Un comma di un articolo del Decreto-Legge 73/2025 (Decreto Infrastrutture), che può passare facilmente sottotraccia, può avere importanti conseguenze sugli equilibri delle concessioni demaniali marittime. Si tratta dell’Articolo 6, comma 1-bis, inserito in sede di conversione, che introduce un principio interpretativo nuovo e potenzialmente dirompente: la funzione delle aree date in concessione va valutata non più singolarmente, ma all’interno del contesto generale previsto dai Piani Regolatori Portuali. Il provvedimento, che rientra nel pacchetto di misure urgenti per la continuità delle infrastrutture strategiche, è stato presentato con l’obiettivo di garantire omogeneità operativa e certezza agli investimenti nei porti italiani.
A difenderlo apertamente è stato il vice-ministro ai Trasporti Edoardo Rixi, che ha parlato di un “emendamento generalista” pensato per evitare “situazioni non gestibili” nei prossimi mesi, a fronte dell’applicazione di alcune sentenze che stavano mettendo in crisi la tenuta giuridica di diverse concessioni. Rixi ha inoltre precisato che la nuova disposizione non si applica ai procedimenti pendenti né alle sentenze passate in giudicato. Precisazioni che fanno pensare che non sia stato pensato per risolvere la vertenza sul Genoa Port Terminal gestito dal Gruppo Spinelli.
L’emendamento stabilisce che la "funzione caratterizzante" di un’area in concessione deve essere valutata nell’ambito dell’intero Prp, e non più sulla base della singola porzione di territorio affidata al concessionario. In sostanza, si passa da una lettura “microscopica” a una “macroscopica” delle funzioni portuali: la conformità di un terminal viene ora valutata rispetto alla vocazione dell’intera zona portuale, non più al dettaglio della specifica area affidata.
Il nuovo comma esclude formalmente i procedimenti in corso alla data della sua entrata in vigore, quindi non dovrebbe intervenire retroattivamente sulla questione Spinelli. Ricordiamo che la società si era vista annullare la concessione nell’ottobre 2024, ma era rimasta operativa grazie a un titolo provvisorio emesso dall’Autorità portuale sulla base dell'adeguamento del terminal alla sentenza del Consiglio di Stato. Intanto aveva presentato una domanda di rinnovazione della concessione e una richiesta di revocazione della sentenza presso il Consiglio di Stato. Quindi l’emendamento potrebbe comunque esserle utile una volta concluso l’attuale procedimento.

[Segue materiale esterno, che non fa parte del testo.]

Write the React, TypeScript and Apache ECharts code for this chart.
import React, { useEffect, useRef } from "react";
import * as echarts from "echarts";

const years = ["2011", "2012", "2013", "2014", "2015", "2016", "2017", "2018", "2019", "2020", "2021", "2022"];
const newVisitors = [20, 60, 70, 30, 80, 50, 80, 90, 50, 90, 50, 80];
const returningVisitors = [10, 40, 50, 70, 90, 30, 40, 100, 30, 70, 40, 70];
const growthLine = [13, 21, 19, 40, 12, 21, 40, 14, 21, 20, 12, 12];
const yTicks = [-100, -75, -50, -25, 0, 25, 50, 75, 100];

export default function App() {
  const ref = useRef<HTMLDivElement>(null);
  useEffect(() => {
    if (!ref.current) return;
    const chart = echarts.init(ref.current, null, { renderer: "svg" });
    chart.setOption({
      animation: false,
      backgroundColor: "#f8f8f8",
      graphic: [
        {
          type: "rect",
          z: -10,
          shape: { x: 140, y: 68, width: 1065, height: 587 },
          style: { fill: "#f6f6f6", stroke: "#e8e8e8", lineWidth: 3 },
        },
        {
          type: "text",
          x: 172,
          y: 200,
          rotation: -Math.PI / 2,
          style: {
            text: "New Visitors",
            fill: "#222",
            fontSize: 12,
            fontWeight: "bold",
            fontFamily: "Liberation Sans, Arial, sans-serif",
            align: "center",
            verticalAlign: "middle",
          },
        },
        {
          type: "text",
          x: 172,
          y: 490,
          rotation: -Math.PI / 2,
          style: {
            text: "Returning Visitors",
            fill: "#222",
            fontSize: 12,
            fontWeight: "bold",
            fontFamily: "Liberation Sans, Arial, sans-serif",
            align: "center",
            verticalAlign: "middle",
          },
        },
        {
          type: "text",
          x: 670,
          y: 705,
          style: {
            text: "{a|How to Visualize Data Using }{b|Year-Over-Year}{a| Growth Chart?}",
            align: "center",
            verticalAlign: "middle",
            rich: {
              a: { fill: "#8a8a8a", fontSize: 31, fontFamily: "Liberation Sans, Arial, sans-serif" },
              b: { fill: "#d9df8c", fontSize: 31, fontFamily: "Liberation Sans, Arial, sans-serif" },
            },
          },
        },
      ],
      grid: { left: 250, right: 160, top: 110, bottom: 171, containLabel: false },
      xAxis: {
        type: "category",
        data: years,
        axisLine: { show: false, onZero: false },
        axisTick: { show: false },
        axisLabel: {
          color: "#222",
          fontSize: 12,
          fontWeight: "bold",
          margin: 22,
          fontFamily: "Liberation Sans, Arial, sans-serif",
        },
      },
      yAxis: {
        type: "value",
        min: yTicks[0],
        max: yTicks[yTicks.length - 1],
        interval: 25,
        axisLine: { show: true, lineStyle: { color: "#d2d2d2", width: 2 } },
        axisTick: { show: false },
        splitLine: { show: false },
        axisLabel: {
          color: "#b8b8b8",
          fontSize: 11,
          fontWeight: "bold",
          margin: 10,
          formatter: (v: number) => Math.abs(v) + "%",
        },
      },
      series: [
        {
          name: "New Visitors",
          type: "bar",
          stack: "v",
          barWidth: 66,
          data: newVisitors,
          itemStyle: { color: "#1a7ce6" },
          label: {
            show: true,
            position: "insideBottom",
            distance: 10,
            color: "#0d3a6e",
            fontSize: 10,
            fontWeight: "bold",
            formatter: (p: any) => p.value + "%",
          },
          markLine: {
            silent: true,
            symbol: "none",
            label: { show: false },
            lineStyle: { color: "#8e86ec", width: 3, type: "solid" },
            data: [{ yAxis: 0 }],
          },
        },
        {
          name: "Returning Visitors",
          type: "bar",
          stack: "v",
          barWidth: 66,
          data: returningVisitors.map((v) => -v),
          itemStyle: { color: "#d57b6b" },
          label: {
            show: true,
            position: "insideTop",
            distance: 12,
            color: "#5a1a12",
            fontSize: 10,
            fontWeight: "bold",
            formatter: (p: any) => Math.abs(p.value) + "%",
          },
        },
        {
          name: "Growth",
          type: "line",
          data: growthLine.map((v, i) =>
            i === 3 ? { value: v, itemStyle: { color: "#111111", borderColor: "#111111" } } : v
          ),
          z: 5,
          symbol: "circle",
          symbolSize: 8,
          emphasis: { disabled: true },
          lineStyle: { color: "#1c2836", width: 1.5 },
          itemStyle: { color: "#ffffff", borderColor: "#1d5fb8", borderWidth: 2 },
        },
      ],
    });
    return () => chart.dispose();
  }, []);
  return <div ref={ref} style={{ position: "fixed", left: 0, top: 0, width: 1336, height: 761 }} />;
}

In quel momento, infatti, la funzione del terminal sarà considerata legittima se coerente con l’insieme dell’ambito portuale previsto dal Prp, anche se in prevalenza destinata alla movimentazione di container, superando così le restrizioni che avevano portato all’annullamento della concessione. Il vincolo precedente – secondo cui il traffico container doveva restare minoritario rispetto ad altre tipologie – era infatti basato su un’interpretazione “per metri quadrati” della concessione. La nuova lettura consente invece una valutazione funzionale più ampia, coerente con la struttura complessiva del porto.
Al di là del singolo caso, l’Articolo 6, comma 1-bis, rappresenta un cambio di paradigma nella gestione del demanio portuale. Si potrebbe paragonare la norma a una modifica urbanistica: se prima ogni edificio (cioè ogni terminal) doveva rispettare rigidamente la destinazione d’uso assegnata, ora si guarda alla funzione complessiva del quartiere (il porto) come previsto dal piano regolatore. Questo approccio offre maggiore flessibilità agli operatori, a patto che restino coerenti con l’impianto generale del Prp. Ciò in attesa di una “revisione organica della disciplina di settore”, come auspicato dallo stesso legislatore.